The Investment Court System of the CETA: The Panacea for Criticism of ISDS or Ineffective Pick-Me-Up? - The American Review of International Arbitration - ARIA - Vol. 35, No. 2
Kevin Xhebexhia is an attorney-at-law, admitted to practice in Brussels and New York, specializing in litigation, arbitration, and investigations at an international business law firm. He also serves as an assistant lecturer at the Université Libre de Bruxelles. He holds an LL.M. from New York University (2023), a Master of Laws from Université Libre de Bruxelles (2019), an MSc in Business Administration from KU Leuven (2019), and dual bachelor’s degrees in law and economics from UCLouvain – Saint Louis Bruxelles (2017).

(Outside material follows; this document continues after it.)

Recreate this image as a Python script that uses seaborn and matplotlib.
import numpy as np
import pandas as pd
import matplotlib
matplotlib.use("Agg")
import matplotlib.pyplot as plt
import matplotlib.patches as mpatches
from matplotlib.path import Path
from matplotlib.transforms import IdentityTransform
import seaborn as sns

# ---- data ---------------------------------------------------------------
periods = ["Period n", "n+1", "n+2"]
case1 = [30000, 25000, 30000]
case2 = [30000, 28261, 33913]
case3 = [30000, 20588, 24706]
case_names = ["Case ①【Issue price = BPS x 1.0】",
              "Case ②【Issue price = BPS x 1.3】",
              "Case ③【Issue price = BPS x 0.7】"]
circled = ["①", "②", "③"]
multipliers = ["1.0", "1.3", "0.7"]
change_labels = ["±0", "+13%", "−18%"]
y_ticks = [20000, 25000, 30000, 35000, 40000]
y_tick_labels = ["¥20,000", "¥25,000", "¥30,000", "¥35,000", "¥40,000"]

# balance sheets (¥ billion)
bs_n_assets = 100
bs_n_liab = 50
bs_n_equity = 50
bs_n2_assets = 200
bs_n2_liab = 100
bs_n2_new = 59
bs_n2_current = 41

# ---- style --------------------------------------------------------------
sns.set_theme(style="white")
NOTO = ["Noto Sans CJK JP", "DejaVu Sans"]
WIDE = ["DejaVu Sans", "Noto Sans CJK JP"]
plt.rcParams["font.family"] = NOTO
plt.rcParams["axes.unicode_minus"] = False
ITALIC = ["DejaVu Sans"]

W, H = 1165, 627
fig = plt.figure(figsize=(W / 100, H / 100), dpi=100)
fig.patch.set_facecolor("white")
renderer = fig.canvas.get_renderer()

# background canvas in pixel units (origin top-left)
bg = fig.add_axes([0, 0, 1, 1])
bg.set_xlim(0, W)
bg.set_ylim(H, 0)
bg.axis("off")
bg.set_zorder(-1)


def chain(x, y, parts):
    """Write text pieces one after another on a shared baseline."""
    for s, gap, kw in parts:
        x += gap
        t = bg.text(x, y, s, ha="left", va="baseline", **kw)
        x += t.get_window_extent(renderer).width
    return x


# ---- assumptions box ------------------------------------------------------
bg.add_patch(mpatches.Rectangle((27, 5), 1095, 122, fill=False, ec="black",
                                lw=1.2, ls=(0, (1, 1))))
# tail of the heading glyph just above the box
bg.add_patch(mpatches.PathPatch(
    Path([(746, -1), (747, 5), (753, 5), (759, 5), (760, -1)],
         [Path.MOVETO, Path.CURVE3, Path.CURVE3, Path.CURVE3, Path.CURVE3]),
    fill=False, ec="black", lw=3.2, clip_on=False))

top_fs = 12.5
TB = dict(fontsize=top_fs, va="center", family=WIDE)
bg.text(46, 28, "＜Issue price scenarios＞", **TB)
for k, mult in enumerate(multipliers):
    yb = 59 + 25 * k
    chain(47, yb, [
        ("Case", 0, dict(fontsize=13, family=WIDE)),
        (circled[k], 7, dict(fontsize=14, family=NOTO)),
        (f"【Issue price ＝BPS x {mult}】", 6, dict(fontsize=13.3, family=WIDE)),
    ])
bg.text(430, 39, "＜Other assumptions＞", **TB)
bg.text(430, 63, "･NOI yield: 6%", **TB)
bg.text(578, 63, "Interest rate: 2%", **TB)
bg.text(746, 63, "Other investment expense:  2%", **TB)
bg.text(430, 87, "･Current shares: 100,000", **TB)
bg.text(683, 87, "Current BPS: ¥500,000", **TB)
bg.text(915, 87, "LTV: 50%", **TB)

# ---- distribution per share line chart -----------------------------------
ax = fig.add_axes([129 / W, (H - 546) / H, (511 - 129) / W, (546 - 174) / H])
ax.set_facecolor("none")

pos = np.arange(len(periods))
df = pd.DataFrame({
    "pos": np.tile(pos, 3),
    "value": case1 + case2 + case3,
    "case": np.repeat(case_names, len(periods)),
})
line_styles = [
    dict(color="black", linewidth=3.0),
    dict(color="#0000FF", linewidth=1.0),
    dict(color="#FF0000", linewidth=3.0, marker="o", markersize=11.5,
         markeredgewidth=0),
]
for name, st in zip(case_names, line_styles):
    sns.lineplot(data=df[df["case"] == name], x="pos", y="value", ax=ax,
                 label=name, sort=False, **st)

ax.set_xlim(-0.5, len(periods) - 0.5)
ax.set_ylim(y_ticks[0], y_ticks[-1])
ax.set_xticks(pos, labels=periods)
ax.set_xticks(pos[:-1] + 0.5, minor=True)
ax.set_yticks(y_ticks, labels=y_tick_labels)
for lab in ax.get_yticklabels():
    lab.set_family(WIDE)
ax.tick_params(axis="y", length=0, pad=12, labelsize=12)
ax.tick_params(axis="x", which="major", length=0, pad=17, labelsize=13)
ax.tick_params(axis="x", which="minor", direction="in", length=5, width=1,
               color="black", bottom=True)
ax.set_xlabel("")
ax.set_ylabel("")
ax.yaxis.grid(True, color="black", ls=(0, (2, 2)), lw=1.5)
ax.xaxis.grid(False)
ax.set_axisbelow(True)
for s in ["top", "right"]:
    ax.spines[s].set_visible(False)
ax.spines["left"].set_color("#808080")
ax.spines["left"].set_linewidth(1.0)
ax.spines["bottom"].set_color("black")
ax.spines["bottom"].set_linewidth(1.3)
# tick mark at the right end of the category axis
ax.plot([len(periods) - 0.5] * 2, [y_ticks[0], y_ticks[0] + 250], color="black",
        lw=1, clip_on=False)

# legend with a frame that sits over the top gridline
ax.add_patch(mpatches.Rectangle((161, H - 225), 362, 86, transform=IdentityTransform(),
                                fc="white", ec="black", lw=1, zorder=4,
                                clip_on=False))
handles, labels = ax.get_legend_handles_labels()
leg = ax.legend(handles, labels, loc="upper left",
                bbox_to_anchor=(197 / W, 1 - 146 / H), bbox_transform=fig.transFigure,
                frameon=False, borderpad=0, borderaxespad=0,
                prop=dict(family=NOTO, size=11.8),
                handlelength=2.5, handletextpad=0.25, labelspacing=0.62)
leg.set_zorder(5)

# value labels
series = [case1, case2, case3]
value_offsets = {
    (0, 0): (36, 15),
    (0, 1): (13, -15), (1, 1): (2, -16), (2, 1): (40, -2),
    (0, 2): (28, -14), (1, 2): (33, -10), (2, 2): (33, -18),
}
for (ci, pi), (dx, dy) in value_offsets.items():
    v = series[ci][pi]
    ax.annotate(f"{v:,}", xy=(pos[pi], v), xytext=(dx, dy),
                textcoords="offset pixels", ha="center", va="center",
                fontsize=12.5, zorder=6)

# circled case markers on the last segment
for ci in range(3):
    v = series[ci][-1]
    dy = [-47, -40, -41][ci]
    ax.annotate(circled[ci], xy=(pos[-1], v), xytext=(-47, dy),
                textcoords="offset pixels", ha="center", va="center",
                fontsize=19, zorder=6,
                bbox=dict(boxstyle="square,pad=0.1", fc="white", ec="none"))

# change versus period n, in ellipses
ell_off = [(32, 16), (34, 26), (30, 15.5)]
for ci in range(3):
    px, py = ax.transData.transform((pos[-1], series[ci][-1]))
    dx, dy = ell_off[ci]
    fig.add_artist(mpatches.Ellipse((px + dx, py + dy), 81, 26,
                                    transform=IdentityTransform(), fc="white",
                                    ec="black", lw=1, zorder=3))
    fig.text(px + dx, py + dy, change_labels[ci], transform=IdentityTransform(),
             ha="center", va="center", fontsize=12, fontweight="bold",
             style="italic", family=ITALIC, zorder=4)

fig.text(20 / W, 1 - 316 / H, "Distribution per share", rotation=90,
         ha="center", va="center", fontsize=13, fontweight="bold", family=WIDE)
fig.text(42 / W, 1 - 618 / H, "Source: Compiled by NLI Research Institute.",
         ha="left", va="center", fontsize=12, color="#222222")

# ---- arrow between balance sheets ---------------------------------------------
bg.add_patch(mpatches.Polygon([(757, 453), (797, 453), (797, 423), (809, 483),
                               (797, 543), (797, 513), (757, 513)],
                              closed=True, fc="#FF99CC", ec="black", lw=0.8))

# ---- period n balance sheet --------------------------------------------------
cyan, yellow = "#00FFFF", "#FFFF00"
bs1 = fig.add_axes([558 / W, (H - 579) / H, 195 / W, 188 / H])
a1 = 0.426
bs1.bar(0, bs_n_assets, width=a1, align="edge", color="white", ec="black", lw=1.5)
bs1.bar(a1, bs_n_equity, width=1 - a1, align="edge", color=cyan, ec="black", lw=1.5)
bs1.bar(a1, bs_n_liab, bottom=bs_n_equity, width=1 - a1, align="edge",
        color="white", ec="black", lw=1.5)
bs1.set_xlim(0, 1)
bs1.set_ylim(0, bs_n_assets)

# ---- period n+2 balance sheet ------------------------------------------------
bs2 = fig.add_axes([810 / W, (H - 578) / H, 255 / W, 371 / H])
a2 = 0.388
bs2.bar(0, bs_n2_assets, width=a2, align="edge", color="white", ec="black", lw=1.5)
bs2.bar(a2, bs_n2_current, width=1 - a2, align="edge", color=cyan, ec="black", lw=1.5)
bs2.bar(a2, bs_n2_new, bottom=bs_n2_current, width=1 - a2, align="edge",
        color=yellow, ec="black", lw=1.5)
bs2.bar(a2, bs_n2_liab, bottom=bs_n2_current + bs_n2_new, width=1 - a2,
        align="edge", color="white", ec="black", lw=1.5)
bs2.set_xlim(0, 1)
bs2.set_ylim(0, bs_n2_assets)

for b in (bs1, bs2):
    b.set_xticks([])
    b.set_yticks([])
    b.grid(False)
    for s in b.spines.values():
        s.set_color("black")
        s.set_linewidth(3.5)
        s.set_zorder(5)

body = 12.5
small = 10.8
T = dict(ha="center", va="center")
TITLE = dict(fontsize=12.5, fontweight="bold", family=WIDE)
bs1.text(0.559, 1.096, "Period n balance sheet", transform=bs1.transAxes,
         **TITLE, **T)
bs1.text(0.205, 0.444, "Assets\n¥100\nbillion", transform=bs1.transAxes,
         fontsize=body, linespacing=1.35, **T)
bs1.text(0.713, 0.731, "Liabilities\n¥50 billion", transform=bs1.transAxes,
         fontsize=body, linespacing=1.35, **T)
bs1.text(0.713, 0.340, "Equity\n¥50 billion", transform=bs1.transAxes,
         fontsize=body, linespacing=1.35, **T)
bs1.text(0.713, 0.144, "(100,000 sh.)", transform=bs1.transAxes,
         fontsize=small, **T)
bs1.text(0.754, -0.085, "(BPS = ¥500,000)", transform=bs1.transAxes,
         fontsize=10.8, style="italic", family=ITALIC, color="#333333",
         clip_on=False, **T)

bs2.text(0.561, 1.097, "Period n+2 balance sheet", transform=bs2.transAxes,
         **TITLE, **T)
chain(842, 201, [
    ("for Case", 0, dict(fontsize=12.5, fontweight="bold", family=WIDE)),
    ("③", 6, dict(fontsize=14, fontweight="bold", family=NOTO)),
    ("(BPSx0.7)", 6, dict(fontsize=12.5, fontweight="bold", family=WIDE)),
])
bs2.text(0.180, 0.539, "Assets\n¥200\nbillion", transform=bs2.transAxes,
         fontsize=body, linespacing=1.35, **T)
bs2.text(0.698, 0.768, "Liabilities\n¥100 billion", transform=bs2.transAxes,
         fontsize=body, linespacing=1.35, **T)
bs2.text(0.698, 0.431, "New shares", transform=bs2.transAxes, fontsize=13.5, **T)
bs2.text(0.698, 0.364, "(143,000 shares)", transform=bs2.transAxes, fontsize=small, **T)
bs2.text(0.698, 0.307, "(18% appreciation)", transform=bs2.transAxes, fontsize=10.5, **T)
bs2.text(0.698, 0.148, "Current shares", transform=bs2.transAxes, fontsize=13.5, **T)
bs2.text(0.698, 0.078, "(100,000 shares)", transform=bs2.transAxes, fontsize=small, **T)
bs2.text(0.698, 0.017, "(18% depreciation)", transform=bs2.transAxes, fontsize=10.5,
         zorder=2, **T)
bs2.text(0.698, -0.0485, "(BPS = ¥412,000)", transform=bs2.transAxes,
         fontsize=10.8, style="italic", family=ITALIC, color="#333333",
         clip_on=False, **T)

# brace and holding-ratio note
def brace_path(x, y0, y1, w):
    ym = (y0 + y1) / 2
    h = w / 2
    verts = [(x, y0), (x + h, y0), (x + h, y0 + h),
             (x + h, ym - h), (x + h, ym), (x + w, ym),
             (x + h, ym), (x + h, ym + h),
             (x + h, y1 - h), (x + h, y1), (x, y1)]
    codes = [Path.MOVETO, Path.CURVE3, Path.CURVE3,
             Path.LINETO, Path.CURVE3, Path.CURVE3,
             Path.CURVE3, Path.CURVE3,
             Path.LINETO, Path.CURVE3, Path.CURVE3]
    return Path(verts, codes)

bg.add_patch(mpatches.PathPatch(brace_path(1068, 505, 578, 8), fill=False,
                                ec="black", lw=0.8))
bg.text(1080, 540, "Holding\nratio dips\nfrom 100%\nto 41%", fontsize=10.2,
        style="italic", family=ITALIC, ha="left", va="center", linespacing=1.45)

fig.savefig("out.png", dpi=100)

Originally from The American Review of International Arbitration (ARIA)
PREVIEW PAGE
I. INTRODUCTION
The Investment Court System (ICS) has been presented by the EU Authorities in the context of the CETA negotiations as their “new approach on investment protection and investment dispute settlement,” constituting a “clear break from the current ISDS system” , which suffered from “a fundamental and widespread lack of trust.”

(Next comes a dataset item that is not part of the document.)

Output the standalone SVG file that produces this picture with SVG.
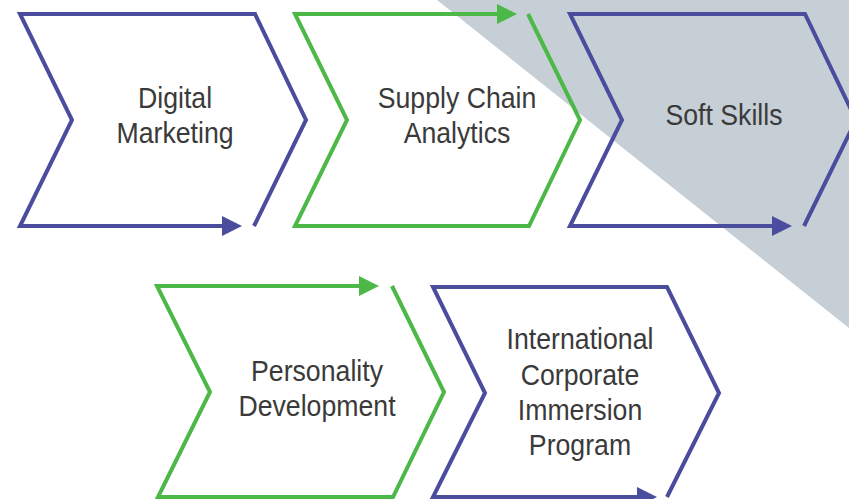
<svg xmlns="http://www.w3.org/2000/svg" width="849" height="499" viewBox="0 0 849 499">
<style>
.blue{fill:none;stroke:#4a4c9e;stroke-width:4;stroke-linejoin:miter;stroke-miterlimit:10}
.green{fill:none;stroke:#4cb848;stroke-width:4;stroke-linejoin:miter;stroke-miterlimit:10}
.bh{fill:#4a4c9e}
.gh{fill:#4cb848}
.t{font-family:"Liberation Sans",Arial,sans-serif;font-size:29px;fill:#3a3a3a;text-anchor:middle}
</style>
<rect width="849" height="499" fill="#ffffff"/>
<polygon points="437,0 849,0 849,328" fill="#c6ced6"/>
<g id="digital-marketing">
<path class="blue" d="M254,226 L306,120 L255,14 L20,14 L72,120 L20,226 L226,226"/>
<polygon class="bh" points="222,216 242,226 222,236"/>
<g transform="translate(175,0) scale(0.92,1)"><text class="t" x="0" y="108">Digital</text><text class="t" x="0" y="143">Marketing</text></g>
</g>
<g id="supply-chain-analytics">
<path class="green" d="M528,14 L580,120 L529,226 L295,226 L347,120 L295,14 L501,14"/>
<polygon class="gh" points="497,4 517,14 497,24"/>
<g transform="translate(457,0) scale(0.92,1)"><text class="t" x="0" y="108">Supply Chain</text><text class="t" x="0" y="143">Analytics</text></g>
</g>
<g id="soft-skills">
<path class="blue" d="M804,226 L856,120 L805,14 L570,14 L622,120 L570,226 L776,226"/>
<polygon class="bh" points="772,216 792,226 772,236"/>
<g transform="translate(724,0) scale(0.92,1)"><text class="t" x="0" y="125">Soft Skills</text></g>
</g>
<g id="personality-development">
<path class="green" d="M392,286 L444,392 L393,497 L158,497 L210,392 L157,286 L363,286"/>
<polygon class="gh" points="359,276 379,286 359,296"/>
<g transform="translate(317,0) scale(0.92,1)"><text class="t" x="0" y="381">Personality</text><text class="t" x="0" y="416">Development</text></g>
</g>
<g id="international-corporate-immersion-program">
<path class="blue" d="M667,497 L719,393 L667,287 L433,287 L485,393 L433,497 L641,497"/>
<polygon class="bh" points="637,487 657,497 637,507"/>
<g transform="translate(580,0) scale(0.92,1)"><text class="t" x="0" y="349">International</text><text class="t" x="0" y="385">Corporate</text><text class="t" x="0" y="420">Immersion</text><text class="t" x="0" y="455">Program</text></g>
</g>
<g id="connectors"></g>
</svg>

Despite these tantalizing promises, political adoption of this new investor-state dispute settlement (ISDS) mechanism has been tumultuous, to say the least. On October 16, 2016, the Belgian President of the Walloon Region announced that “Belgium will not sign the CETA.” This announcement created a political earthquake at the European level, particularly with regard to the fact that the Europe–Canada summit to endorse the signing of CETA was scheduled less than two weeks later.
To justify his refusal to sign the CETA, the then President of the Walloon Region Paul Magnette, invoked two criticisms well-known to ISDS insiders, the risk of a regulatory chill and the lack of legitimacy of the arbitral tribunals:
The heart of this confrontation revolves around the question of the capacity of States to regulate [...] Confronted with a multinational that reproaches the [State] for having lost the profits it expected by modifying its legislation, a State could be dragged before a private or semi-private arbitral tribunal and ordered to compensate [the multinational].

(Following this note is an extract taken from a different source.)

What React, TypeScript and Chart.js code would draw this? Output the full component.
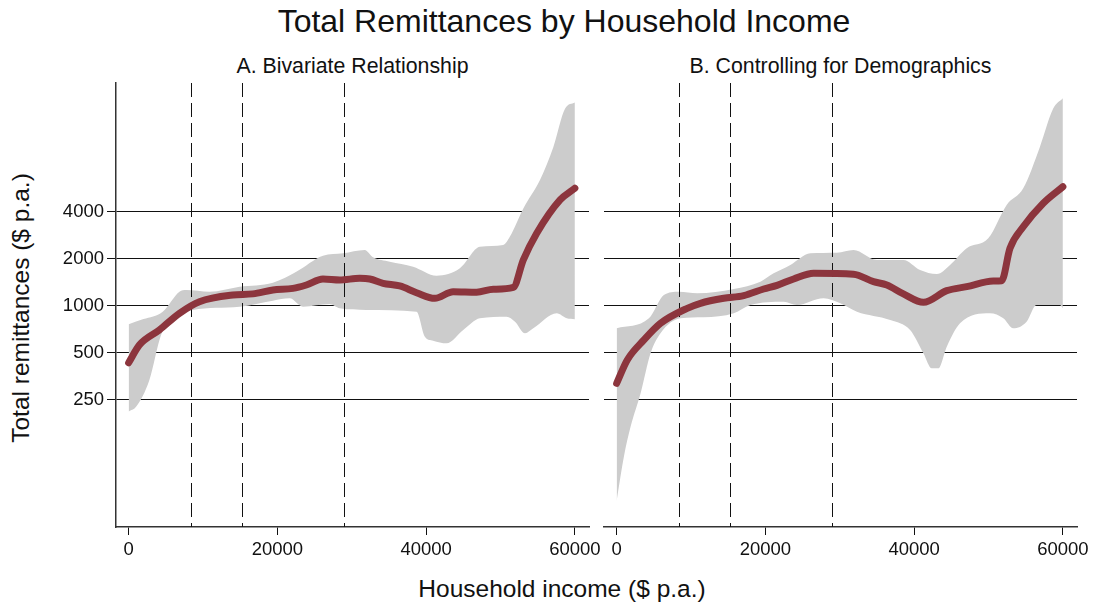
import React, { useEffect, useRef } from 'react';
import { Chart, registerables } from 'chart.js';

Chart.register(...registerables);

const FONT = '"Liberation Sans", Arial, Helvetica, sans-serif';

// Axis ticks
const X_TICKS = [0, 20000, 40000, 60000];
const Y_TICKS = [250, 500, 1000, 2000, 4000];
const INCOME_CUTOFFS = [8450, 15180, 28900];

// Panel A: bivariate relationship
const A_FIT_X = [0, 1440, 4130, 6830, 9520, 14000, 16700, 19400, 22090, 23890, 26130, 28380, 31070, 32420, 34210, 36460, 38710, 41170, 43640, 46790, 49030, 51720, 53070, 54870, 58010, 60000];
const A_FIT_Y = [431, 560, 699, 894, 1061, 1171, 1190, 1260, 1290, 1357, 1483, 1461, 1498, 1483, 1391, 1337, 1211, 1115, 1229, 1220, 1274, 1310, 1963, 2910, 4760, 5650];
const A_UP_X = [0, 2000, 4580, 6830, 7730, 10870, 14910, 19400, 22540, 26130, 28820, 31740, 32860, 35110, 38250, 41400, 44540, 47230, 50370, 51270, 53070, 55310, 57110, 58690, 60000];
const A_UP_Y = [760, 820, 915, 1229, 1260, 1229, 1323, 1404, 1650, 2090, 2166, 2275, 2040, 1914, 1777, 1557, 1736, 2387, 2447, 2770, 4200, 6390, 10400, 18300, 20000];
const A_LO_X = [0, 1000, 2790, 4360, 5930, 8620, 14910, 19400, 21640, 23440, 27030, 28380, 31970, 38710, 39830, 40940, 42750, 44990, 47230, 50820, 51950, 53300, 54410, 57560, 58910, 60000];
const A_LO_Y = [210, 225, 334, 649, 830, 939, 985, 1077, 1115, 985, 1025, 962, 939, 915, 633, 597, 574, 699, 830, 850, 790, 666, 716, 894, 830, 818];

// Panel B: controlling for demographics
const B_FIT_X = [0, 1430, 3670, 5900, 9490, 11275, 14400, 17090, 19770, 21570, 23800, 26480, 31850, 34540, 36330, 38560, 41250, 44390, 47070, 50640, 51770, 52890, 54670, 57360, 60000];
const B_FIT_Y = [318, 449, 603, 771, 962, 1036, 1115, 1159, 1279, 1350, 1483, 1612, 1589, 1425, 1357, 1189, 1051, 1248, 1323, 1439, 1446, 2333, 3200, 4530, 5780];
const B_UP_X = [0, 4340, 6350, 8360, 10830, 15750, 19330, 21110, 23360, 26040, 29620, 31850, 34990, 38560, 40800, 43050, 44830, 47070, 49970, 52440, 54670, 56910, 58700, 60000];
const B_UP_Y = [716, 830, 1171, 1229, 1200, 1279, 1425, 1612, 1824, 2166, 2185, 2275, 1963, 1963, 1693, 1596, 1824, 2333, 2700, 4420, 5650, 10400, 18300, 21300];
const B_LO_X = [0, 980, 1880, 3220, 4560, 5900, 8590, 11720, 15750, 17990, 22460, 24250, 27830, 30070, 32310, 36780, 39460, 41250, 42370, 43270, 44390, 46170, 50200, 51990, 53330, 55120, 56460, 59600, 60000];
const B_LO_Y = [56, 108, 168, 275, 496, 666, 830, 843, 894, 1010, 1061, 1010, 1115, 1036, 915, 810, 699, 496, 397, 397, 546, 771, 894, 830, 716, 790, 1010, 1010, 962];

const pts = (xs: number[], ys: number[]) => xs.map((x, i) => ({ x, y: ys[i] }));

const cutoffPlugin = {
  id: 'cutoffs',
  beforeDatasetDraw(chart: any, args: any) {
    if (args.index !== 0) return;
    const { ctx, chartArea, scales } = chart;
    ctx.save();
    ctx.beginPath();
    ctx.rect(chartArea.left, chartArea.top, chartArea.width, chartArea.height);
    ctx.clip();
    ctx.strokeStyle = '#111';
    ctx.lineWidth = 1;
    ctx.setLineDash([14, 6]);
    for (const v of INCOME_CUTOFFS) {
      const x = Math.round(scales.x.getPixelForValue(v)) + 0.5;
      ctx.beginPath();
      ctx.moveTo(x, chartArea.top);
      ctx.lineTo(x, chartArea.bottom);
      ctx.stroke();
    }
    ctx.restore();
  },
};

function makeConfig(first: boolean, fx: number[], fy: number[], ux: number[], uy: number[], lx: number[], ly: number[]): any {
  return {
    type: 'line',
    data: {
      datasets: [
        {
          label: 'fit',
          data: pts(fx, fy),
          borderColor: '#8C353D',
          borderWidth: 7,
          borderCapStyle: 'round',
          borderJoinStyle: 'round',
          pointRadius: 0,
          fill: false,
          cubicInterpolationMode: 'monotone',
        },
        {
          label: 'upper',
          data: pts(ux, uy),
          borderColor: 'rgba(0,0,0,0)',
          borderWidth: 0,
          backgroundColor: '#CCCCCC',
          pointRadius: 0,
          fill: '+1',
          cubicInterpolationMode: 'monotone',
        },
        {
          label: 'lower',
          data: pts(lx, ly),
          borderColor: 'rgba(0,0,0,0)',
          borderWidth: 0,
          pointRadius: 0,
          fill: false,
          cubicInterpolationMode: 'monotone',
        },
      ],
    },
    options: {
      responsive: false,
      animation: false,
      events: [],
      layout: { padding: { top: 8, right: first ? 11 : 17, bottom: 0, left: 0 } },
      plugins: { legend: { display: false }, tooltip: { enabled: false }, title: { display: false } },
      scales: {
        x: {
          type: 'linear',
          position: 'bottom',
          min: -1700,
          max: 61900,
          afterBuildTicks: (s: any) => {
            s.ticks = X_TICKS.map((v) => ({ value: v }));
          },
          afterFit: (s: any) => {
            s.height = 43;
            s.paddingLeft = 0;
            s.paddingRight = 0;
          },
          grid: { drawOnChartArea: false, drawTicks: true, tickLength: 8, color: '#111', lineWidth: 1 },
          border: { display: true, color: '#333', width: 1.5 },
          ticks: {
            font: { family: FONT, size: 18.5 },
            color: '#111',
            padding: 4,
            maxRotation: 0,
            autoSkip: false,
            callback: (v: any) => String(v),
          },
        },
        y: {
          type: 'logarithmic',
          position: 'left',
          min: 38.2,
          max: 26700,
          afterBuildTicks: (s: any) => {
            s.ticks = Y_TICKS.map((v) => ({ value: v }));
          },
          afterFit: (s: any) => {
            s.width = first ? 76 : 14;
            s.paddingTop = 0;
            s.paddingBottom = 0;
          },
          grid: { color: '#111', lineWidth: 1, drawTicks: first, tickLength: 9 },
          border: { display: first, color: '#333', width: 1.5 },
          ticks: {
            display: first,
            font: { family: FONT, size: 18.5 },
            color: '#111',
            padding: 3,
            autoSkip: false,
            callback: (v: any) => String(v),
          },
        },
      },
    },
    plugins: [cutoffPlugin],
  };
}

function Panel(props: { first: boolean; left: number; width: number; cfg: () => any }) {
  const ref = useRef<HTMLCanvasElement | null>(null);
  useEffect(() => {
    if (!ref.current) return;
    const chart = new Chart(ref.current, props.cfg());
    return () => chart.destroy();
  }, []);
  return (
    <canvas
      ref={ref}
      width={props.width}
      height={495}
      style={{ position: 'absolute', left: props.left, top: 75, width: props.width, height: 495 }}
    />
  );
}

const textBase: React.CSSProperties = {
  position: 'absolute',
  whiteSpace: 'nowrap',
  lineHeight: 1,
  color: '#111',
  fontFamily: FONT,
};

export default function App() {
  return (
    <div style={{ position: 'absolute', left: 0, top: 0, width: 1094, height: 605, background: '#fff', fontFamily: FONT, overflow: 'hidden' }}>
      <div style={{ ...textBase, left: 564, top: 5, fontSize: 32, transform: 'translateX(-50%)' }}>
        Total Remittances by Household Income
      </div>
      <div style={{ ...textBase, left: 352.5, top: 56, fontSize: 21.3, transform: 'translateX(-50%)' }}>
        A. Bivariate Relationship
      </div>
      <div style={{ ...textBase, left: 840.5, top: 56, fontSize: 21.3, transform: 'translateX(-50%)' }}>
        B. Controlling for Demographics
      </div>
      <Panel first={true} left={40} width={560} cfg={() => makeConfig(true, A_FIT_X, A_FIT_Y, A_UP_X, A_UP_Y, A_LO_X, A_LO_Y)} />
      <Panel first={false} left={590} width={504} cfg={() => makeConfig(false, B_FIT_X, B_FIT_Y, B_UP_X, B_UP_Y, B_LO_X, B_LO_Y)} />
      <div style={{ ...textBase, left: 562, top: 577, fontSize: 24.5, transform: 'translateX(-50%)' }}>
        Household income ($ p.a.)
      </div>
      <div style={{ ...textBase, left: 21, top: 308, fontSize: 24.5, transform: 'translate(-50%, -50%) rotate(-90deg)' }}>
        Total remittances ($ p.a.)
      </div>
    </div>
  );
}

The ICS criticized by the Walloon President for not creating “a real Court offering the highest jurisdictional guarantees and […] the highest conditions of impartiality,” had been presented by the EU authorities as their solution to solve the “lack of trust” in the existing ISDS system. The situation was therefore somewhat paradoxical: the ICS, which had been heralded as a solution to the classic problems of the ISDS, was being criticized for precisely the same reasons as its predecessors.
That paradox will be the angle of study of this paper. We propose to analyze the CETA through the prism of the traditional ISDS criticisms to determine whether the ICS provides a (more or less) satisfactory answer to these criticisms. To set the stage for our analysis, we will briefly start by identifying multiple legal sources needed to fully understand the ICS in CETA. Then we will propose to apply to the ICS each of the five major criticisms of traditional ISDS, namely the lack of legitimacy and guarantees of independence and impartiality of the arbitrators (III.A), the risk of a “regulatory chill” (III.B), the lack of consistency and foreseeability of the awards (III.C), the interpretative liberty of arbitrators to develop a system biased in favor of the investors (III.D), and the high costs of the arbitration proceedings (III.E). On the ground of this confrontation between traditional criticisms and the ICS we conclude that the ICS proposed in CETA introduces innovative mechanisms that address many criticisms of traditional ISDS systems. However, it calls for continued scrutiny to confirm whether these innovations effectively mitigate the aforementioned issues.